Cheap labor + votes = political cave-in

That bipartisan immigration “reform” bill, crafted during secret negotiations led by President Bush, Sen. Edward Kennedy and Sen. John McCain, combines a Republican desire for cheap labor with a Democratic vision of cheap votes. The result is a stubborn refusal to halt illegal immigration, one of the most serious problems facing the United States. By granting legal status to millions of illegal immigrants, this legislative chimera would make securing our borders even harder than it is now.

The Senate plan hinges on issuing three categories of renewable Z visas for skilled temporary and agricultural workers (and in many case their families as well), with provisions that would supposedly prevent document fraud. But the new visa program would be run by the same bureaucracy that has proven incapable of enforcing existing immigration laws. And if it’s impossible now to “round’emup and deport all 12 million of them” — as we incessantly hear — why should anybody believe the immigration bureaucrats will be able to find the millions of illegals to make sure they jump through all the new hoops?

The Senate bill essentially offers amnesty for illegal workers who show up to pay a $5,000 fee, promise to learn English, go back to visit their home countries, and then wait up to 13 years here for a green card. However, the real risk of being sent home is extremely low; only a fraction, for example, of the 600,000 illegals who are convicted felons being held in state and federal prisons will ever be deported. Even with generous incentives, many illegals will find it easier simply to maintain the status quo.
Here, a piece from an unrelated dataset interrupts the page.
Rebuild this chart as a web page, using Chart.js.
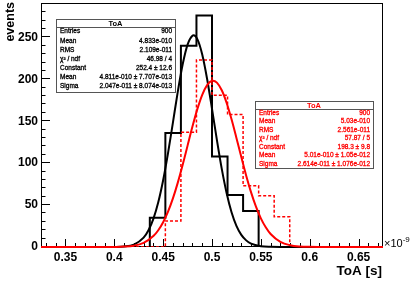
<!DOCTYPE html>
<html>
<head>
<meta charset="utf-8">
<script src="https://cdn.jsdelivr.net/npm/chart.js@4"></script>
<style>
  body { margin: 0; background: #fff; }
  canvas { display: block; }
</style>
</head>
<body>
<canvas id="myChart" width="415" height="281"></canvas>
<script>
// histogram definition (x in units of 1e-9 s)
const nBins = 22;
const histMin = 0.325;
const histMax = 0.675;

// bin contents, 22 bins each
const blackCounts = [0, 0, 0, 0, 0, 0, 0, 35, 136, 240, 276, 108, 62, 43, 0, 0, 0, 0, 0, 0, 0, 0];
const redCounts = [0, 0, 0, 0, 0, 0, 0, 0, 31, 137, 223, 181, 158, 73, 61, 36, 0, 0, 0, 0, 0, 0];

// gaussian fit curves
const blackFitX = [0.325, 0.38, 0.39, 0.40, 0.41, 0.42, 0.43, 0.435, 0.44, 0.445, 0.45, 0.455, 0.46, 0.465, 0.47, 0.475, 0.48, 0.4811, 0.485, 0.49, 0.495, 0.50, 0.505, 0.51, 0.515, 0.52, 0.525, 0.53, 0.535, 0.54, 0.55, 0.56, 0.57, 0.675];
const blackFitY = [0, 0, 0.01, 0.1, 0.6, 2.9, 11.2, 20.0, 33.6, 53.3, 79.6, 111.9, 148.4, 185.3, 217.9, 241.4, 252.0, 252.4, 247.9, 229.6, 200.4, 164.8, 127.7, 93.1, 64.1, 41.5, 25.3, 14.5, 7.9, 4.0, 0.9, 0.15, 0.02, 0];
const redFitX = [0.325, 0.37, 0.38, 0.39, 0.40, 0.41, 0.42, 0.43, 0.44, 0.445, 0.45, 0.455, 0.46, 0.465, 0.47, 0.475, 0.48, 0.485, 0.49, 0.495, 0.50, 0.501, 0.505, 0.51, 0.515, 0.52, 0.525, 0.53, 0.535, 0.54, 0.545, 0.55, 0.555, 0.56, 0.57, 0.58, 0.59, 0.60, 0.61, 0.62, 0.675];
const redFitY = [0, 0, 0.004, 0.02, 0.11, 0.46, 1.6, 5.0, 13.0, 20.0, 29.6, 42.2, 58.0, 76.8, 98.1, 120.9, 143.6, 164.4, 181.5, 193.1, 198.2, 198.3, 196.0, 186.9, 171.8, 152.3, 130.1, 107.2, 85.1, 65.2, 48.1, 34.2, 23.5, 15.5, 6.1, 2.1, 0.6, 0.15, 0.03, 0, 0];

// axes
const xTicks = [0.35, 0.4, 0.45, 0.5, 0.55, 0.6, 0.65];
const yTicks = [0, 50, 100, 150, 200, 250];
const yMax = 291;

// stat boxes
const statLabels = ["Entries", "Mean", "RMS", "\u03C7\u00B2 / ndf", "Constant", "Mean", "Sigma"];
const blackStats = ["900", "4.833e-010", "2.109e-011", "46.98 / 4", "252.4 \u00B1 12.6", "4.811e-010 \u00B1 7.707e-013", "2.047e-011 \u00B1 8.074e-013"];
const redStats = ["900", "5.03e-010", "2.561e-011", "57.87 / 5", "198.3 \u00B1 9.8", "5.01e-010 \u00B1 1.05e-012", "2.614e-011 \u00B1 1.076e-012"];

function histPoints(counts) {
    let w = (histMax - histMin) / nBins;
    let pts = [];
    counts.forEach((c, i) => {
        pts.push({ x: histMin + i * w, y: c });
    });
    pts.push({ x: histMax, y: counts[counts.length - 1] });
    return pts;
}

function curvePoints(xs, ys) {
    return xs.map((x, i) => ({ x: x, y: ys[i] }));
}

function boldText(ctx, s, x, y) {
    ctx.fillText(s, x, y);
    ctx.strokeText(s, x, y);
}

function drawStatBox(ctx, b, color, values) {
    ctx.save();
    ctx.fillStyle = "#fff";
    ctx.fillRect(b.x, b.y, b.w, b.h);
    ctx.strokeStyle = "#555";
    ctx.lineWidth = 1;
    ctx.strokeRect(b.x + 0.5, b.y + 0.5, b.w, b.h);
    ctx.beginPath();
    ctx.moveTo(b.x, b.sep + 0.5);
    ctx.lineTo(b.x + b.w, b.sep + 0.5);
    ctx.stroke();
    ctx.fillStyle = color;
    ctx.strokeStyle = color;
    ctx.lineWidth = 0.3;
    ctx.textBaseline = "middle";
    ctx.font = "bold 7.5px 'Liberation Sans', Arial, sans-serif";
    ctx.textAlign = "center";
    ctx.fillText("ToA", b.x + b.w / 2, b.y + (b.sep - b.y) / 2 + 0.5);
    ctx.font = "6.5px 'Liberation Sans', Arial, sans-serif";
    for (let i = 0; i < statLabels.length; i++) {
        let y = b.row0 + i * b.step;
        ctx.textAlign = "left";
        boldText(ctx, statLabels[i], b.x + 4, y);
        ctx.textAlign = "right";
        boldText(ctx, values[i], b.x + b.w - 3, y);
    }
    ctx.restore();
}

const rootFrame = {
    id: "rootFrame",
    beforeDatasetsDraw(chart) {
        const ctx = chart.ctx, a = chart.chartArea;
        const xs = chart.scales.x, ys = chart.scales.y;
        ctx.save();
        ctx.strokeStyle = "#000";
        ctx.lineWidth = 1;
        ctx.strokeRect(a.left + 0.5, a.top + 0.5, a.right - a.left - 1, a.bottom - a.top - 1);
        ctx.beginPath();
        // x ticks, pointing up into the frame
        for (let i = 33; i <= 67; i++) {
            let px = Math.round(xs.getPixelForValue(i / 100)) + 0.5;
            let len = i % 5 == 0 ? 8 : 4;
            ctx.moveTo(px, a.bottom);
            ctx.lineTo(px, a.bottom - len);
        }
        // y ticks, pointing right into the frame
        for (let v = 0; v <= 290; v += 10) {
            let py = Math.round(ys.getPixelForValue(v)) - 0.5;
            let len = v % 50 == 0 ? 9 : 4.5;
            ctx.moveTo(a.left, py);
            ctx.lineTo(a.left + len, py);
        }
        ctx.stroke();
        ctx.restore();
    },
    afterDraw(chart) {
        const ctx = chart.ctx, a = chart.chartArea;
        ctx.save();
        ctx.fillStyle = "#000";
        // y title
        ctx.font = "bold 12.5px 'Liberation Sans', Arial, sans-serif";
        ctx.translate(14, 2);
        ctx.rotate(-Math.PI / 2);
        ctx.textAlign = "right";
        ctx.textBaseline = "alphabetic";
        ctx.fillText("events", 0, 0);
        ctx.restore();

        ctx.save();
        ctx.fillStyle = "#000";
        ctx.font = "bold 13.5px 'Liberation Sans', Arial, sans-serif";
        ctx.textAlign = "right";
        ctx.textBaseline = "alphabetic";
        ctx.fillText("ToA [s]", a.right - 1, 275);
        // exponent label
        ctx.font = "11px 'Liberation Sans', Arial, sans-serif";
        ctx.textAlign = "left";
        ctx.fillText("\u00D710", a.right + 1, a.bottom);
        let w = ctx.measureText("\u00D710").width;
        ctx.font = "8px 'Liberation Sans', Arial, sans-serif";
        ctx.fillText("-9", a.right + 1 + w, a.bottom - 5);
        ctx.restore();

        drawStatBox(ctx, { x: 56, y: 19, w: 119, h: 73, sep: 27, row0: 31.7, step: 9.05 }, "#000", blackStats);
        drawStatBox(ctx, { x: 255, y: 101, w: 118, h: 67, sep: 109, row0: 113.2, step: 8.45 }, "#f00", redStats);
    }
};

function noPad(s) {
    s.paddingTop = 0;
    s.paddingBottom = 0;
    s.paddingLeft = 0;
    s.paddingRight = 0;
}

const tickFont = { family: "'Liberation Sans', Arial, sans-serif", weight: "bold", size: 12 };

var ctx = document.getElementById("myChart").getContext("2d");
var myChart = new Chart(ctx, {
    type: "line",
    data: {
        datasets: [{
            label: "red fit",
            data: curvePoints(redFitX, redFitY),
            borderColor: "#ff0000",
            borderWidth: 2,
            cubicInterpolationMode: "monotone",
            clip: false,
        }, {
            label: "black fit",
            data: curvePoints(blackFitX, blackFitY),
            borderColor: "#000",
            borderWidth: 2,
            cubicInterpolationMode: "monotone",
            clip: false,
        }, {
            label: "red ToA",
            data: histPoints(redCounts),
            borderColor: "#ff0000",
            borderWidth: 1.5,
            borderDash: [3, 2],
            stepped: "before",
        }, {
            label: "black ToA",
            data: histPoints(blackCounts),
            borderColor: "#000",
            borderWidth: 2,
            stepped: "before",
        }, ],
    },
    options: {
        responsive: false,
        animation: false,
        devicePixelRatio: 1,
        layout: { padding: { top: 3, right: 32, left: 0, bottom: 0 } },
        elements: { point: { radius: 0 } },
        plugins: { legend: { display: false }, tooltip: { enabled: false } },
        scales: {
            x: {
                type: "linear",
                min: histMin,
                max: histMax,
                grid: { display: false, drawTicks: false },
                border: { display: false },
                afterBuildTicks: (s) => { s.ticks = xTicks.map(v => ({ value: v })); },
                afterFit: (s) => { s.height = 34; noPad(s); },
                ticks: {
                    color: "#000",
                    font: tickFont,
                    padding: 3,
                    maxRotation: 0,
                    autoSkip: false,
                    callback: (v) => String(v),
                },
            },
            y: {
                min: 0,
                max: yMax,
                grid: { display: false, drawTicks: false },
                border: { display: false },
                afterBuildTicks: (s) => { s.ticks = yTicks.map(v => ({ value: v })); },
                afterFit: (s) => { s.width = 41; noPad(s); },
                ticks: {
                    color: "#000",
                    font: tickFont,
                    padding: 3,
                    autoSkip: false,
                    callback: (v) => String(v),
                },
            },
        },
    },
    plugins: [rootFrame],
});
</script>
</body>
</html>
Although the bill reduces the government’s current emphasis on reuniting families here — rather than in their country of origin — 60 percent of future immigration would still be based on familial ties. For each job American taxpayers supposedly refuse to do, they often get a whole extended immigrant family to support in return. The bill would limit green card eligibility to spouses and minor children of U.S. citizens, but, with millions offered an easy “pathway to citizenship,” the flood of newcomers to this country will continue unabated.

The amnesty provisions are supposed to kick in only after the federal government beefs up border security and adopts an employer-verification system, two essential steps it has repeatedly failed to take even as unchecked illegal immigration drains our resources, depresses wages of our own citizens, overwhelms the safety net and threatens our national security. By rewarding illegal entry with a visa and eventual citizenship, this bill is an affront to the millions of legal immigrants who show enough respect for American values to stand in line and wait their turn. Few immigrants will be stupid enough to do so in the future.

Television and radio personality Frosty Wooldridge summed it up exactly: “No borders, no order, no nation.” Our future as a sovereign nation is what’s really at stake in the immigration debate, but too many Washington politicians would rather trade security for cheap labor and cheap votes. Call it a cave-in, a sell-out or mere perfidy; it will be a national disaster for this proposal to become law.